Como Picasso, Dylan llevó la tradición más allá -hasta fue acusado de traición a mediados de los sesenta por los puristas del folk-, partiendo del espíritu combativo de Woody Guthrie, y el andar errante de maestros del blues como Robert Johnson y otros storytellers de la América de los trenes y los caminos polvorientos. Aquel pueblerino llegó a Nueva York para, tras los pasos de su amado Guthrie, a quien pudo finalmente conocer, acabar sobrevolando sin miramientos la alabada coherencia de Phil Ochs y Pete Seeger. Y trazó su propio futuro. El cazatalentos de la compañía Columbia John Hammond no fue ajeno a su inigualable trayectoria discográfica, porque es en la grabación donde se sustenta la leyenda y el conocimiento del vate de Minnesota. Su producción de los sesenta ha regalado a los amantes de la música decenas de canciones que son himnos -casi revelaciones-. Álbumes como The Freewheelin’ Bob Dylan, The Times They Are a-Changin’, Highway 61 Revisited, Blonde on Blonde o Nashville Skyline son joyas de cabo a rabo. Dejó algunas trazas de su genio para los setenta con Blood on the Tracks y Desire, pero muchos lo dieron por muerto en los ochenta. Fue en los noventa cuando volvió por sus fueros de la mano del productor Daniel Lanois con Time Out of Mind. Y aún hoy sigue dando muestras de su talento y su gusto por el riesgo en discos como Tempest o en su homenaje a Sinatra.
Solo un hombre
Su apuesta abrió una brecha generacional que dejó atrás los sesenta y saludó los setenta. Más de una vez tuvo que negar que fuese un profeta, escapar de quienes lo agobiaban con sus preguntas sobre la existencia, proclamar esquivo que solo era un hombre, sin recetas que alumbrasen un sentido a la vida de sus fans. Aún hoy, inmerso en esa gira vital interminable, ya todo un respetable septuagenario, abandona los hoteles de noche, después del concierto, para reencontrar su papel de mero mortal rendido, empequeñecido, ante la grandeza de la bóveda celeste. No es la primera ocasión en que la policía lo lleva a comisaría para corroborar su identificación ante las evidencias que lo muestran como un sintecho o la denuncia de algún vecino sobre la presencia de merodeadores en el barrio. La respuesta, diría el estribillo, sigue estando en el viento, y no queda otro remedio que persistir en la búsqueda.
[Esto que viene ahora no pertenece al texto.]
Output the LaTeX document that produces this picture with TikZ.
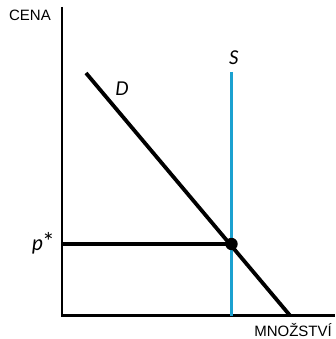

El icono, mientras, se impone al ser humano y continúa ensanchándose. Ahora, compartiendo pedestal con Kipling, Hamsun, Thomas Mann, O’Neill, T.S. Eliot, Faulkner, Halldór Laxness, Saint-John Perse, Kawabata, Beckett, Szymborska, Kertész o Coetzee. Dylan esbozará una sonrisa lúcida -de hecho, ayer sabiamente callaba-, pero ¿quién da más?